Monday, May 3, 2010

Bad Language

Ever so often in writing circles, the question of foul language comes up. The argument for its use is usually something along the lines of truth in dialog. A former military man who has planted a bomb in a building and finds out it didn’t go off is going to have a few choice words to say. I understand that point of view, but I would like to argue that foul language is not only unnecessary in fiction but the removal of that crud language creates better stories.

I’ve been watching the old Alfred Hitchcock Presents show from the 1950s. One of the things I’ve noticed is the excellent quality of many of the villains. Many of these villains are not unrefined people who would throw cuss words our carelessly, but they are people who give much thought to their choice of words as well as how they commit their crime. Like the politicians who sometimes get caught with an open mike, we know that these characters may not always speak so well, but they must keep the tongue in check. As the Bible tells us, the tongue is very difficult to control, so when a character in a story is able to control his tongue we see his strength in other things as well.

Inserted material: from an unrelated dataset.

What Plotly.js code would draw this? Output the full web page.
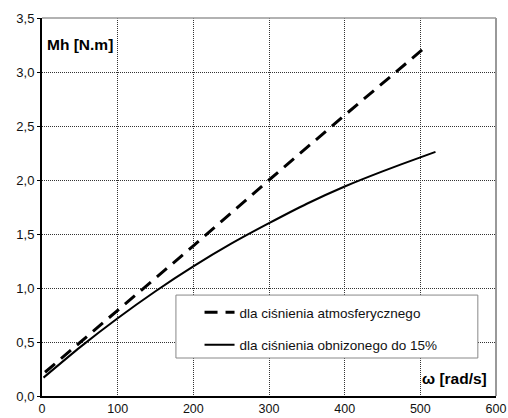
<!DOCTYPE html>
<html>
<head>
<meta charset="utf-8">
<script src="https://cdn.plot.ly/plotly-3.0.1.min.js"></script>
<style>body{margin:0;padding:0;background:#fff}#chart{width:508px;height:418px}</style>
</head>
<body>
<div id="chart"></div>
<script>
// Data
const omegaAtm = [4, 100, 200, 300, 400, 505];
const mhAtm = [0.22, 0.79, 1.39, 2.0, 2.6, 3.22];
const omegaLow = [2, 50, 100, 150, 200, 250, 300, 350, 400, 450, 500, 520];
const mhLow = [0.17, 0.45, 0.72, 0.97, 1.20, 1.41, 1.60, 1.78, 1.94, 2.08, 2.21, 2.26];
const seriesNames = ["dla ciśnienia atmosferycznego", "dla ciśnienia obnizonego do 15%"];
const xTicks = [0, 100, 200, 300, 400, 500, 600];
const yTicks = [0, 0.5, 1.0, 1.5, 2.0, 2.5, 3.0, 3.5];

const font = "Liberation Sans, Arial, sans-serif";
const traces = [
  {x: omegaAtm, y: mhAtm, mode: "lines", name: seriesNames[0], legendgroup: "a",
   line: {color: "#000", width: 3, dash: "13px,8px"}},
  {x: omegaLow, y: mhLow, mode: "lines", name: seriesNames[1], legendgroup: "b",
   line: {color: "#000", width: 2, shape: "spline", smoothing: 0.5}}
];
const layout = {
  width: 508, height: 418,
  margin: {l: 42, r: 12, t: 18, b: 22},
  paper_bgcolor: "#fff", plot_bgcolor: "#fff",
  separators: ",.",
  font: {family: font, size: 13, color: "#111"},
  showlegend: true,
  legend: {x: 0.347, y: 0.262, xanchor: "left", yanchor: "top",
    bgcolor: "rgba(0,0,0,0)", borderwidth: 0,
    font: {family: font, size: 13.5, color: "#111"},
    tracegroupgap: 12, traceorder: "grouped", itemwidth: 30},
  xaxis: {range: [0, 600], tickvals: xTicks, showline: true, linecolor: "#000", linewidth: 2,
    ticks: "", ticklabelstandoff: 0, showgrid: true, gridcolor: "#333",
    griddash: "1px,1px", gridwidth: 1, zeroline: false, tickfont: {size: 12.5, color: "#111"}},
  yaxis: {range: [0, 3.5], tickvals: yTicks, tickformat: ".1f", showline: true, linecolor: "#000", linewidth: 2,
    ticks: "outside", ticklen: 3, tickcolor: "#000", showgrid: true, gridcolor: "#333",
    griddash: "1px,1px", gridwidth: 1, zeroline: false, tickfont: {size: 13, color: "#111"}},
  shapes: [
    {type: "line", xref: "paper", yref: "paper", x0: 0, x1: 1, y0: 1, y1: 1, line: {color: "#999", width: 1.5}},
    {type: "line", xref: "paper", yref: "paper", x0: 1, x1: 1, y0: 0, y1: 1, line: {color: "#999", width: 2}},
    {type: "rect", xref: "paper", yref: "paper", x0: 0.295, x1: 0.960, y0: 0.1005, y1: 0.267,
     fillcolor: "#fff", line: {color: "#888", width: 1}, layer: "above"}
  ],
  annotations: [
    {text: "<b>Mh [N.m]</b>", xref: "paper", yref: "paper", x: 0.006, y: 0.93, xanchor: "left", yanchor: "middle",
     showarrow: false, font: {family: font, size: 15.5, color: "#000"}},
    {text: "<b>ω [rad/s]</b>", xref: "paper", yref: "paper", x: 0.985, y: 0.045, xanchor: "right", yanchor: "middle",
     showarrow: false, font: {family: font, size: 15.5, color: "#000"}}
  ]
};
Plotly.newPlot("chart", traces, layout, {displayModeBar: false, staticPlot: true});
</script>
</body>
</html>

It is easy to reveal a character’s frustration by dropping some word bomb or another, but by doing so we are also tempted to allow the story to rest on that one word. If we instead remove that word and write the story to reveal that frustration in other ways we strengthen the story by bringing the reader along for the ride. But if we let the story rest on that single word we risk the reader either being offended and being blinded to the rest of the story or the reader may skip the word and miss the frustration completely.